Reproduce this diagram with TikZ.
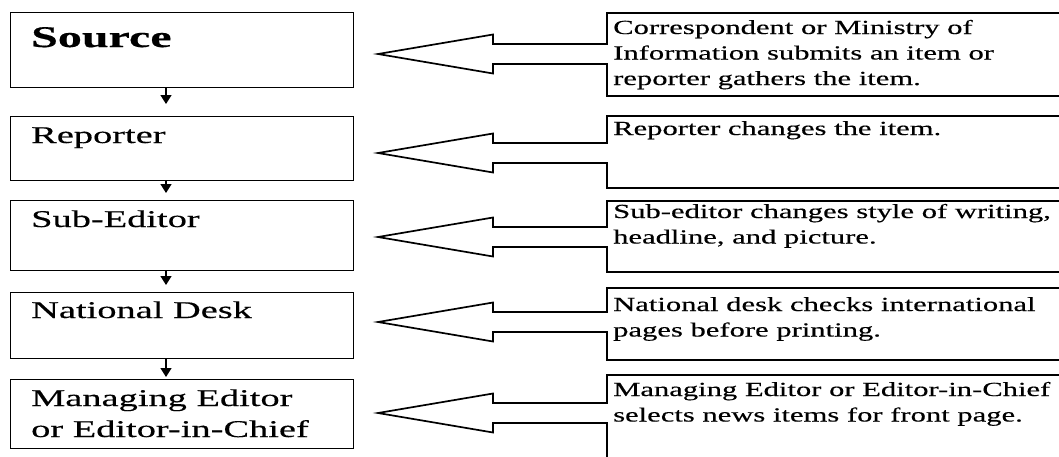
\documentclass[tikz,border=0pt]{standalone}
\usepackage{fontspec}
\setmainfont{Liberation Serif}
\newfontfamily\lfont[FakeStretch=1.6,FakeBold=0.4]{Liberation Serif}
\newfontfamily\rfont[FakeStretch=1.53,FakeBold=0.4]{Liberation Serif}
\usetikzlibrary{arrows.meta}
\newcommand\lines[1]{\begin{tabular}[t]{@{}l@{}}#1\end{tabular}}
\begin{document}
\begin{tikzpicture}[x=1pt,y=-1pt,
  lbox/.style={draw, line width=1.3pt, anchor=north west, inner sep=0pt, minimum width=343pt},
  ltext/.style={anchor=base west, inner sep=0pt, font=\lfont\fontsize{24}{31}\selectfont},
  rtext/.style={anchor=base west, inner sep=0pt, font=\rfont\fontsize{20}{25.5}\selectfont},
  callout/.style={draw, line width=1.7pt, line join=miter},
  flow/.style={line width=1.3pt, -{Triangle[width=11pt,length=9pt]}}]
\useasboundingbox (0,0) rectangle (1059,456);
\clip (0,0) rectangle (1059,456);

% left boxes
\node[lbox, minimum height=75pt]   (b1) at (10,12)    {};
\node[lbox, minimum height=64pt]   (b2) at (10,116)   {};
\node[lbox, minimum height=70pt]   (b3) at (10,200)   {};
\node[lbox, minimum height=66.5pt] (b4) at (10,291.5) {};
\node[lbox, minimum height=69pt]   (b5) at (10,379)   {};

\node[ltext, font=\lfont\bfseries\fontsize{30}{36}\selectfont] (t1) at (31,47) {Source};
\node[ltext] (t2) at (31,143) {Reporter};
\node[ltext] (t3) at (31,227) {Sub-Editor};
\node[ltext] (t4) at (31,318) {National Desk};
\node[ltext] (t5) at (31,406) {\lines{Managing Editor\\or Editor-in-Chief}};

% vertical flow arrows
\coordinate (ax) at (166,0);
\draw[flow, shorten >=12pt]  (ax |- b1.south) -- (ax |- b2.north);
\draw[flow, shorten >=7pt]   (ax |- b2.south) -- (ax |- b3.north);
\draw[flow, shorten >=6.5pt] (ax |- b3.south) -- (ax |- b4.north);
\draw[flow, shorten >=2pt]   (ax |- b4.south) -- (ax |- b5.north);

% right callout boxes with left-pointing arrows
\foreach \T/\B/\c in {13/96/54, 116/188/153, 201/272/237, 288/360/322, 375/480/413}{
  \draw[callout] (1075,\T) -- (607,\T) -- (607,\c-10) -- (493,\c-10) -- (493,\c-19.5)
    -- (378,\c) -- (493,\c+19.5) -- (493,\c+10) -- (607,\c+10) -- (607,\B) -- (1075,\B);
}

\node[rtext] (r1) at (613,34) {\lines{Correspondent or Ministry of\\Information submits an item or\\reporter gathers the item.}};
\node[rtext] (r2) at (613,135) {Reporter changes the item.};
\node[rtext] (r3) at (613,218) {\lines{Sub-editor changes style of writing,\\headline, and picture.}};
\node[rtext] (r4) at (613,311) {\lines{National desk checks international\\pages before printing.}};
\node[rtext] (r5) at (613,396) {\lines{Managing Editor or Editor-in-Chief\\selects news items for front page.}};
\end{tikzpicture}
\end{document}
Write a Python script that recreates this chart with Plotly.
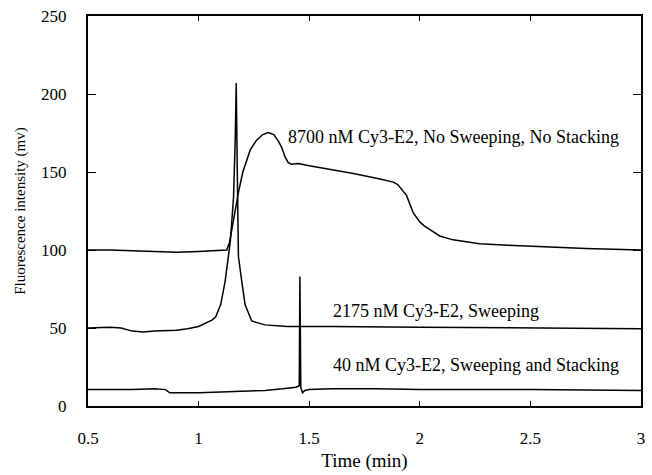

_Task to carry out_
Keep the pictures out and write out the records exactly.

_Correct output_
Reproduce this diagram with TikZ.
\documentclass[tikz,border=0pt]{standalone}
\usepackage{fontspec}
\setmainfont{Liberation Serif}
\newfontfamily\lfont[FakeStretch=1.6,FakeBold=0.4]{Liberation Serif}
\newfontfamily\rfont[FakeStretch=1.53,FakeBold=0.4]{Liberation Serif}
\usetikzlibrary{arrows.meta}
\newcommand\lines[1]{\begin{tabular}[t]{@{}l@{}}#1\end{tabular}}
\begin{document}
\begin{tikzpicture}[x=1pt,y=-1pt,
  lbox/.style={draw, line width=1.3pt, anchor=north west, inner sep=0pt, minimum width=343pt},
  ltext/.style={anchor=base west, inner sep=0pt, font=\lfont\fontsize{24}{31}\selectfont},
  rtext/.style={anchor=base west, inner sep=0pt, font=\rfont\fontsize{20}{25.5}\selectfont},
  callout/.style={draw, line width=1.7pt, line join=miter},
  flow/.style={line width=1.3pt, -{Triangle[width=11pt,length=9pt]}}]
\useasboundingbox (0,0) rectangle (1059,456);
\clip (0,0) rectangle (1059,456);

% left boxes
\node[lbox, minimum height=75pt]   (b1) at (10,12)    {};
\node[lbox, minimum height=64pt]   (b2) at (10,116)   {};
\node[lbox, minimum height=70pt]   (b3) at (10,200)   {};
\node[lbox, minimum height=66.5pt] (b4) at (10,291.5) {};
\node[lbox, minimum height=69pt]   (b5) at (10,379)   {};

\node[ltext, font=\lfont\bfseries\fontsize{30}{36}\selectfont] (t1) at (31,47) {Source};
\node[ltext] (t2) at (31,143) {Reporter};
\node[ltext] (t3) at (31,227) {Sub-Editor};
\node[ltext] (t4) at (31,318) {National Desk};
\node[ltext] (t5) at (31,406) {\lines{Managing Editor\\or Editor-in-Chief}};

% vertical flow arrows
\coordinate (ax) at (166,0);
\draw[flow, shorten >=12pt]  (ax |- b1.south) -- (ax |- b2.north);
\draw[flow, shorten >=7pt]   (ax |- b2.south) -- (ax |- b3.north);
\draw[flow, shorten >=6.5pt] (ax |- b3.south) -- (ax |- b4.north);
\draw[flow, shorten >=2pt]   (ax |- b4.south) -- (ax |- b5.north);

% right callout boxes with left-pointing arrows
\foreach \T/\B/\c in {13/96/54, 116/188/153, 201/272/237, 288/360/322, 375/480/413}{
  \draw[callout] (1075,\T) -- (607,\T) -- (607,\c-10) -- (493,\c-10) -- (493,\c-19.5)
    -- (378,\c) -- (493,\c+19.5) -- (493,\c+10) -- (607,\c+10) -- (607,\B) -- (1075,\B);
}

\node[rtext] (r1) at (613,34) {\lines{Correspondent or Ministry of\\Information submits an item or\\reporter gathers the item.}};
\node[rtext] (r2) at (613,135) {Reporter changes the item.};
\node[rtext] (r3) at (613,218) {\lines{Sub-editor changes style of writing,\\headline, and picture.}};
\node[rtext] (r4) at (613,311) {\lines{National desk checks international\\pages before printing.}};
\node[rtext] (r5) at (613,396) {\lines{Managing Editor or Editor-in-Chief\\selects news items for front page.}};
\end{tikzpicture}
\end{document}
Write a Python script that recreates this chart with Plotly.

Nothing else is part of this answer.